:: WHAT YOU SHOULD DO ::
Find out how many lines of the material contain the string "this" and give only that figure.

:: MATERIAL TO PROCESS ::
- - - - - - -

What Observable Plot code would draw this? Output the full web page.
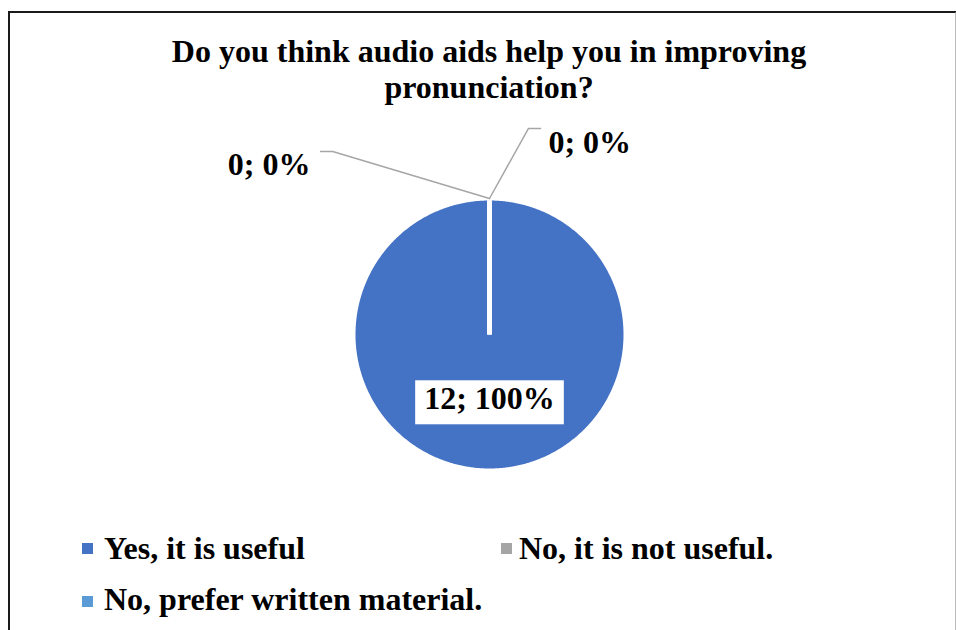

- - - - - - -

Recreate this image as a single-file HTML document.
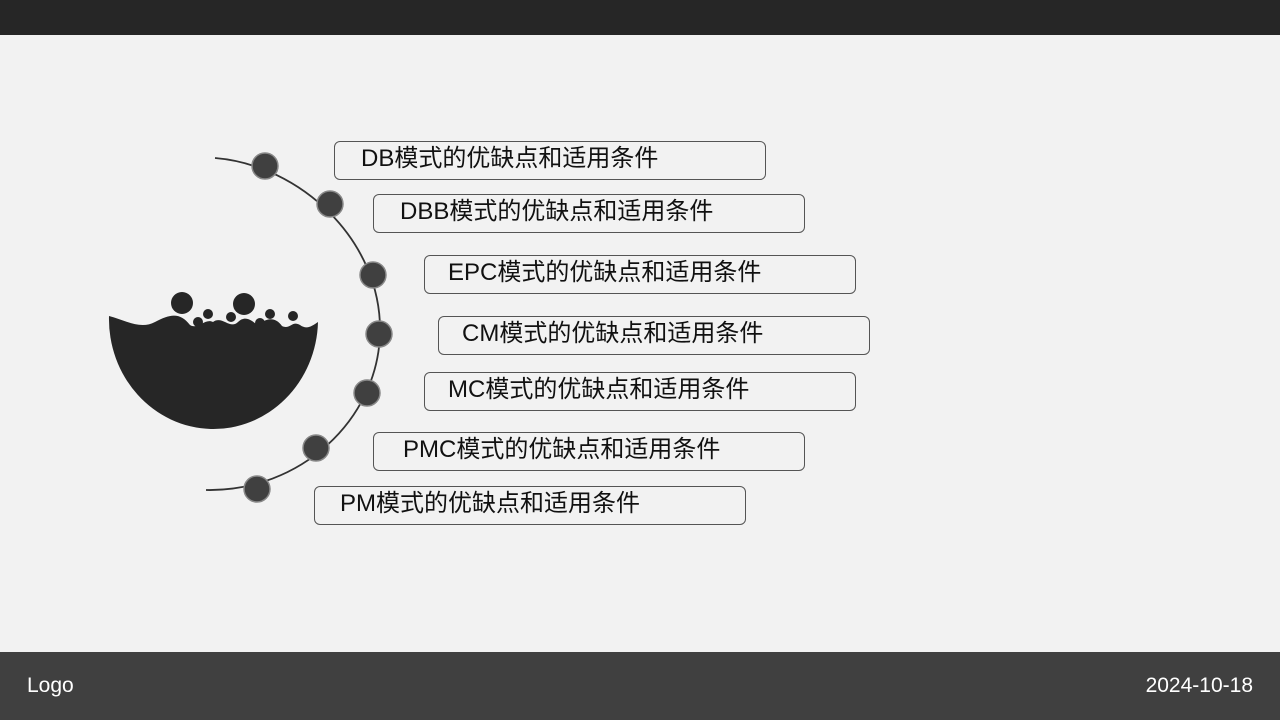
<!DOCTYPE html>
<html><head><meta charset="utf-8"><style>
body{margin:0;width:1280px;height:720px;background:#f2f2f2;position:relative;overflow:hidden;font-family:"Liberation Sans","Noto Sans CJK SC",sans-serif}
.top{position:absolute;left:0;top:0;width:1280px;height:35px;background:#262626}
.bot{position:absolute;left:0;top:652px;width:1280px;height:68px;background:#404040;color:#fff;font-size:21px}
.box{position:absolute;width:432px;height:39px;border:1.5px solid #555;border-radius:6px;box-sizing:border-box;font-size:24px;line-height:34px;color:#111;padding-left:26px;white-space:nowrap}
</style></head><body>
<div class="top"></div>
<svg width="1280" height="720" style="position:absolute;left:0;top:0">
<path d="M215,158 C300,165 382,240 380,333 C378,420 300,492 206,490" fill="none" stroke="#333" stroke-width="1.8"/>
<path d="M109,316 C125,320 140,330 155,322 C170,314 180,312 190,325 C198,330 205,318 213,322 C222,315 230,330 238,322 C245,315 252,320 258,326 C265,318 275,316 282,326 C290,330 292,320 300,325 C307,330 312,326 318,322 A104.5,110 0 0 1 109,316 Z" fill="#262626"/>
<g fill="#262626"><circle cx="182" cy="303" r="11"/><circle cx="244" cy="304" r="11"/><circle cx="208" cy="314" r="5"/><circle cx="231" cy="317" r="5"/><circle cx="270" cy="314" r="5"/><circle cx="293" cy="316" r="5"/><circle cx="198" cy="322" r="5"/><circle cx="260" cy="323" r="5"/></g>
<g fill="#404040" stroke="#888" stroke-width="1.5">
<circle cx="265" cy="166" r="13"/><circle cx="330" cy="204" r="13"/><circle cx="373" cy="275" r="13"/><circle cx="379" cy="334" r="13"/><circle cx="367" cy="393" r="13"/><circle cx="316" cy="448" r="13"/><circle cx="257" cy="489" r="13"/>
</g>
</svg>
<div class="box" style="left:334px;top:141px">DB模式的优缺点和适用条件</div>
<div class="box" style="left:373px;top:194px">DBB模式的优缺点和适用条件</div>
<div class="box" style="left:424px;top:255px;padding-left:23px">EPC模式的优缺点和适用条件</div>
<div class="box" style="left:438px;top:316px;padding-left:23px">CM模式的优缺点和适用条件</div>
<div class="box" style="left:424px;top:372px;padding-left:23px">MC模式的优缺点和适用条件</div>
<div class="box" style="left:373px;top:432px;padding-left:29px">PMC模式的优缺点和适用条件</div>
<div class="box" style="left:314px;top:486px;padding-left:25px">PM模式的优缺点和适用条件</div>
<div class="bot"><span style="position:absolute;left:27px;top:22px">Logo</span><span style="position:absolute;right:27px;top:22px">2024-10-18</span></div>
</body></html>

- - - - - - -

:: SOLUTION ::
2